- **GIVEN DATA**
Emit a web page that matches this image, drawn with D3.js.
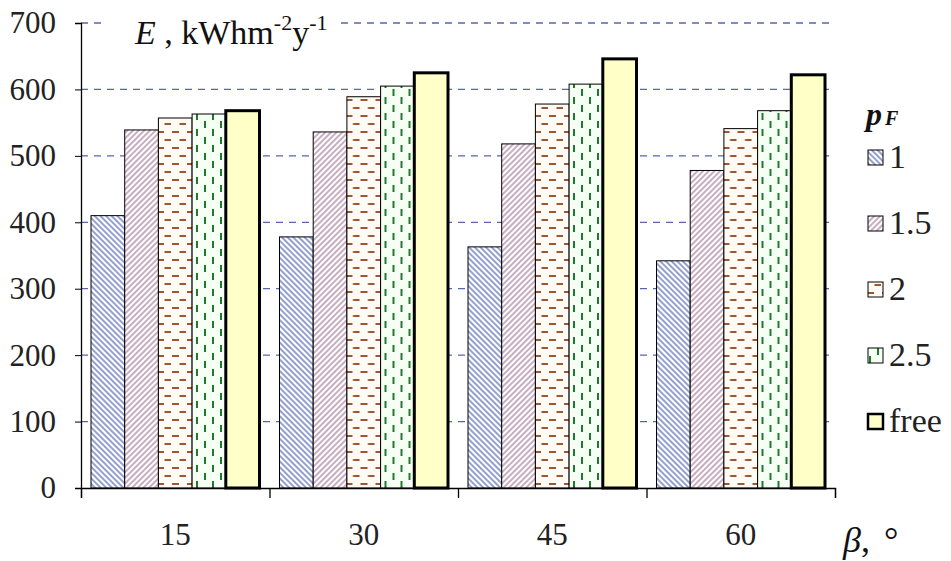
<!DOCTYPE html>
<html>
<head>
<meta charset="utf-8">
<script src="https://cdn.jsdelivr.net/npm/d3@7"></script>
<style>
body { margin: 0; background: #fff; }
svg text { font-family: "Times New Roman", "Liberation Serif", "DejaVu Serif", serif; }
</style>
</head>
<body>
<svg id="chart" width="951" height="561"></svg>
<script>
// tilt angles (groups) and p_F series
var angles = ["15", "30", "45", "60"];
var series = ["1", "1.5", "2", "2.5", "free"];

// E values, kWh m^-2 y^-1, one array per series
var pf1 = [410, 378, 363, 342];
var pf15 = [539, 536, 518, 478];
var pf2 = [557, 589, 578, 541];
var pf25 = [563, 605, 608, 568];
var pfFree = [568, 625, 646, 622];

var yTicks = [0, 100, 200, 300, 400, 500, 600, 700];

var values = [pf1, pf15, pf2, pf25, pfFree];
var data = angles.map(function (a, i) {
    return {angle: a, vals: series.map(function (s, j) { return {key: s, value: values[j][i]}; })};
});

var svg = d3.select("#chart");
var mLeft = 81, mRight = 835, mTop = 23, mBottom = 488;

var y = d3.scaleLinear().domain([0, 700]).range([mBottom, mTop]);
var x0 = d3.scaleBand().domain(angles).range([mLeft, mRight]).padding(0);
var x1 = d3.scaleBand().domain(series).range([10, x0.bandwidth() - 10]).padding(0);
var xb = d3.scaleLinear().domain([0, angles.length]).range([mLeft, mRight]);

// patterns
var defs = svg.append("defs");

var p = defs.append("pattern").attr("id", "pat1").attr("patternUnits", "userSpaceOnUse")
    .attr("width", 4).attr("height", 4).attr("patternTransform", "rotate(-45)");
p.append("rect").attr("width", 4).attr("height", 4).attr("fill", "#fff");
p.append("line").attr("x1", 1).attr("y1", 0).attr("x2", 1).attr("y2", 4)
    .attr("stroke", "#3a52a8").attr("stroke-width", 1.1);

p = defs.append("pattern").attr("id", "pat15").attr("patternUnits", "userSpaceOnUse")
    .attr("width", 4).attr("height", 4).attr("patternTransform", "rotate(45)");
p.append("rect").attr("width", 4).attr("height", 4).attr("fill", "#fff");
p.append("line").attr("x1", 1).attr("y1", 0).attr("x2", 1).attr("y2", 4)
    .attr("stroke", "#9a6a8c").attr("stroke-width", 1.1);

p = defs.append("pattern").attr("id", "pat2").attr("patternUnits", "userSpaceOnUse")
    .attr("width", 15).attr("height", 16);
p.append("rect").attr("width", 15).attr("height", 16).attr("fill", "#fffaf4");
p.append("rect").attr("x", 1).attr("y", 3).attr("width", 7).attr("height", 2).attr("fill", "#9a5834");
p.append("rect").attr("x", 8.5).attr("y", 11).attr("width", 7).attr("height", 2).attr("fill", "#9a5834");

p = defs.append("pattern").attr("id", "pat25").attr("patternUnits", "userSpaceOnUse")
    .attr("width", 16).attr("height", 16);
p.append("rect").attr("width", 16).attr("height", 16).attr("fill", "#f6fff4");
p.append("rect").attr("x", 3).attr("y", 1).attr("width", 2).attr("height", 7).attr("fill", "#1f7a30");
p.append("rect").attr("x", 11).attr("y", 9).attr("width", 2).attr("height", 7).attr("fill", "#1f7a30");

var fills = {"1": "url(#pat1)", "1.5": "url(#pat15)", "2": "url(#pat2)", "2.5": "url(#pat25)", "free": "#ffffc8"};
var widths = {"1": 1, "1.5": 1, "2": 1, "2.5": 1, "free": 3};

// grid
svg.append("g").selectAll("line")
    .data(yTicks.filter(function (d) { return d > 0; }))
    .enter().append("line")
    .attr("x1", mLeft).attr("x2", mRight)
    .attr("y1", function (d) { return y(d); }).attr("y2", function (d) { return y(d); })
    .attr("stroke", "#5866b0").attr("stroke-width", 1.3)
    .attr("stroke-dasharray", "7,6");

// bars
var groups = svg.append("g").selectAll("g")
    .data(data).enter().append("g")
    .attr("transform", function (d) { return "translate(" + x0(d.angle) + ",0)"; });

groups.selectAll("rect")
    .data(function (d) { return d.vals; })
    .enter().append("rect")
    .attr("x", function (d) { return x1(d.key); })
    .attr("width", x1.bandwidth())
    .attr("y", function (d) { return y(d.value); })
    .attr("height", function (d) { return y(0) - y(d.value); })
    .attr("fill", function (d) { return fills[d.key]; })
    .attr("stroke", "#000")
    .attr("stroke-width", function (d) { return widths[d.key]; });

// y axis
var yAxis = svg.append("g")
    .attr("transform", "translate(" + mLeft + ",0)")
    .call(d3.axisLeft(y).tickValues(yTicks).tickSize(6).tickPadding(19));
yAxis.attr("font-family", null).attr("font-size", 31);
yAxis.selectAll("text").attr("fill", "#222");
yAxis.select(".domain").attr("stroke-width", 1.3);

// x axis: boundary ticks and group labels
var xAxis = svg.append("g")
    .attr("transform", "translate(0," + mBottom + ")")
    .call(d3.axisBottom(xb).ticks(angles.length).tickSize(10).tickFormat(""));
xAxis.select(".domain").attr("stroke-width", 1.3);
xAxis.selectAll("line").attr("stroke-width", 1.3);

var xLab = svg.append("g")
    .attr("transform", "translate(0," + mBottom + ")")
    .call(d3.axisBottom(x0).tickSize(0).tickPadding(35));
xLab.attr("font-family", null).attr("font-size", 31);
xLab.select(".domain").remove();
xLab.selectAll("text").attr("fill", "#222");

// y title with white backing
svg.append("rect").attr("x", 104).attr("y", 4).attr("width", 234).attr("height", 40).attr("fill", "#fff");
var yt = svg.append("text").attr("x", 135).attr("y", 44).attr("font-size", 34).attr("fill", "#111");
yt.append("tspan").attr("font-style", "italic").text("E");
yt.append("tspan").text(" , kWhm");
yt.append("tspan").attr("font-size", 22).attr("dy", -14).text("-2");
yt.append("tspan").attr("dy", 14).text("y");
yt.append("tspan").attr("font-size", 22).attr("dy", -14).text("-1");

// x title
var xt = svg.append("text").attr("x", 843).attr("y", 552).attr("font-size", 36).attr("fill", "#111");
xt.append("tspan").attr("font-style", "italic").text("β");
xt.append("tspan").text(",");
xt.append("tspan").attr("x", 884).text("°");

// legend
var lg = svg.append("g").attr("transform", "translate(866,0)");
var lt = lg.append("text").attr("x", 0).attr("y", 125).attr("font-weight", "bold")
    .attr("font-style", "italic").attr("fill", "#111");
lt.append("tspan").attr("font-size", 32).text("p");
lt.append("tspan").attr("font-size", 20).attr("dx", 3).text("F");

var ly = d3.scalePoint().domain(series).range([157, 421]);
var items = lg.selectAll("g.item").data(series).enter().append("g").attr("class", "item")
    .attr("transform", function (d) { return "translate(0," + ly(d) + ")"; });
items.append("rect")
    .attr("x", 2).attr("y", -7).attr("width", 15).attr("height", 15)
    .attr("fill", function (d) { return fills[d]; })
    .attr("stroke", "#000")
    .attr("stroke-width", function (d) { return d === "free" ? 2.5 : 1; });
items.append("text").attr("x", 23).attr("y", 11).attr("font-size", 34).attr("fill", "#222")
    .text(function (d) { return d; });
</script>
</body>
</html>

- **PROBLEM STATEMENT**
Leave out the pictures and retype every line above exactly.

- **RESULT BELOW**
Emit a web page that matches this image, drawn with D3.js.
<!DOCTYPE html>
<html>
<head>
<meta charset="utf-8">
<script src="https://cdn.jsdelivr.net/npm/d3@7"></script>
<style>
body { margin: 0; background: #fff; }
svg text { font-family: "Times New Roman", "Liberation Serif", "DejaVu Serif", serif; }
</style>
</head>
<body>
<svg id="chart" width="951" height="561"></svg>
<script>
// tilt angles (groups) and p_F series
var angles = ["15", "30", "45", "60"];
var series = ["1", "1.5", "2", "2.5", "free"];

// E values, kWh m^-2 y^-1, one array per series
var pf1 = [410, 378, 363, 342];
var pf15 = [539, 536, 518, 478];
var pf2 = [557, 589, 578, 541];
var pf25 = [563, 605, 608, 568];
var pfFree = [568, 625, 646, 622];

var yTicks = [0, 100, 200, 300, 400, 500, 600, 700];

var values = [pf1, pf15, pf2, pf25, pfFree];
var data = angles.map(function (a, i) {
    return {angle: a, vals: series.map(function (s, j) { return {key: s, value: values[j][i]}; })};
});

var svg = d3.select("#chart");
var mLeft = 81, mRight = 835, mTop = 23, mBottom = 488;

var y = d3.scaleLinear().domain([0, 700]).range([mBottom, mTop]);
var x0 = d3.scaleBand().domain(angles).range([mLeft, mRight]).padding(0);
var x1 = d3.scaleBand().domain(series).range([10, x0.bandwidth() - 10]).padding(0);
var xb = d3.scaleLinear().domain([0, angles.length]).range([mLeft, mRight]);

// patterns
var defs = svg.append("defs");

var p = defs.append("pattern").attr("id", "pat1").attr("patternUnits", "userSpaceOnUse")
    .attr("width", 4).attr("height", 4).attr("patternTransform", "rotate(-45)");
p.append("rect").attr("width", 4).attr("height", 4).attr("fill", "#fff");
p.append("line").attr("x1", 1).attr("y1", 0).attr("x2", 1).attr("y2", 4)
    .attr("stroke", "#3a52a8").attr("stroke-width", 1.1);

p = defs.append("pattern").attr("id", "pat15").attr("patternUnits", "userSpaceOnUse")
    .attr("width", 4).attr("height", 4).attr("patternTransform", "rotate(45)");
p.append("rect").attr("width", 4).attr("height", 4).attr("fill", "#fff");
p.append("line").attr("x1", 1).attr("y1", 0).attr("x2", 1).attr("y2", 4)
    .attr("stroke", "#9a6a8c").attr("stroke-width", 1.1);

p = defs.append("pattern").attr("id", "pat2").attr("patternUnits", "userSpaceOnUse")
    .attr("width", 15).attr("height", 16);
p.append("rect").attr("width", 15).attr("height", 16).attr("fill", "#fffaf4");
p.append("rect").attr("x", 1).attr("y", 3).attr("width", 7).attr("height", 2).attr("fill", "#9a5834");
p.append("rect").attr("x", 8.5).attr("y", 11).attr("width", 7).attr("height", 2).attr("fill", "#9a5834");

p = defs.append("pattern").attr("id", "pat25").attr("patternUnits", "userSpaceOnUse")
    .attr("width", 16).attr("height", 16);
p.append("rect").attr("width", 16).attr("height", 16).attr("fill", "#f6fff4");
p.append("rect").attr("x", 3).attr("y", 1).attr("width", 2).attr("height", 7).attr("fill", "#1f7a30");
p.append("rect").attr("x", 11).attr("y", 9).attr("width", 2).attr("height", 7).attr("fill", "#1f7a30");

var fills = {"1": "url(#pat1)", "1.5": "url(#pat15)", "2": "url(#pat2)", "2.5": "url(#pat25)", "free": "#ffffc8"};
var widths = {"1": 1, "1.5": 1, "2": 1, "2.5": 1, "free": 3};

// grid
svg.append("g").selectAll("line")
    .data(yTicks.filter(function (d) { return d > 0; }))
    .enter().append("line")
    .attr("x1", mLeft).attr("x2", mRight)
    .attr("y1", function (d) { return y(d); }).attr("y2", function (d) { return y(d); })
    .attr("stroke", "#5866b0").attr("stroke-width", 1.3)
    .attr("stroke-dasharray", "7,6");

// bars
var groups = svg.append("g").selectAll("g")
    .data(data).enter().append("g")
    .attr("transform", function (d) { return "translate(" + x0(d.angle) + ",0)"; });

groups.selectAll("rect")
    .data(function (d) { return d.vals; })
    .enter().append("rect")
    .attr("x", function (d) { return x1(d.key); })
    .attr("width", x1.bandwidth())
    .attr("y", function (d) { return y(d.value); })
    .attr("height", function (d) { return y(0) - y(d.value); })
    .attr("fill", function (d) { return fills[d.key]; })
    .attr("stroke", "#000")
    .attr("stroke-width", function (d) { return widths[d.key]; });

// y axis
var yAxis = svg.append("g")
    .attr("transform", "translate(" + mLeft + ",0)")
    .call(d3.axisLeft(y).tickValues(yTicks).tickSize(6).tickPadding(19));
yAxis.attr("font-family", null).attr("font-size", 31);
yAxis.selectAll("text").attr("fill", "#222");
yAxis.select(".domain").attr("stroke-width", 1.3);

// x axis: boundary ticks and group labels
var xAxis = svg.append("g")
    .attr("transform", "translate(0," + mBottom + ")")
    .call(d3.axisBottom(xb).ticks(angles.length).tickSize(10).tickFormat(""));
xAxis.select(".domain").attr("stroke-width", 1.3);
xAxis.selectAll("line").attr("stroke-width", 1.3);

var xLab = svg.append("g")
    .attr("transform", "translate(0," + mBottom + ")")
    .call(d3.axisBottom(x0).tickSize(0).tickPadding(35));
xLab.attr("font-family", null).attr("font-size", 31);
xLab.select(".domain").remove();
xLab.selectAll("text").attr("fill", "#222");

// y title with white backing
svg.append("rect").attr("x", 104).attr("y", 4).attr("width", 234).attr("height", 40).attr("fill", "#fff");
var yt = svg.append("text").attr("x", 135).attr("y", 44).attr("font-size", 34).attr("fill", "#111");
yt.append("tspan").attr("font-style", "italic").text("E");
yt.append("tspan").text(" , kWhm");
yt.append("tspan").attr("font-size", 22).attr("dy", -14).text("-2");
yt.append("tspan").attr("dy", 14).text("y");
yt.append("tspan").attr("font-size", 22).attr("dy", -14).text("-1");

// x title
var xt = svg.append("text").attr("x", 843).attr("y", 552).attr("font-size", 36).attr("fill", "#111");
xt.append("tspan").attr("font-style", "italic").text("β");
xt.append("tspan").text(",");
xt.append("tspan").attr("x", 884).text("°");

// legend
var lg = svg.append("g").attr("transform", "translate(866,0)");
var lt = lg.append("text").attr("x", 0).attr("y", 125).attr("font-weight", "bold")
    .attr("font-style", "italic").attr("fill", "#111");
lt.append("tspan").attr("font-size", 32).text("p");
lt.append("tspan").attr("font-size", 20).attr("dx", 3).text("F");

var ly = d3.scalePoint().domain(series).range([157, 421]);
var items = lg.selectAll("g.item").data(series).enter().append("g").attr("class", "item")
    .attr("transform", function (d) { return "translate(0," + ly(d) + ")"; });
items.append("rect")
    .attr("x", 2).attr("y", -7).attr("width", 15).attr("height", 15)
    .attr("fill", function (d) { return fills[d]; })
    .attr("stroke", "#000")
    .attr("stroke-width", function (d) { return d === "free" ? 2.5 : 1; });
items.append("text").attr("x", 23).attr("y", 11).attr("font-size", 34).attr("fill", "#222")
    .text(function (d) { return d; });
</script>
</body>
</html>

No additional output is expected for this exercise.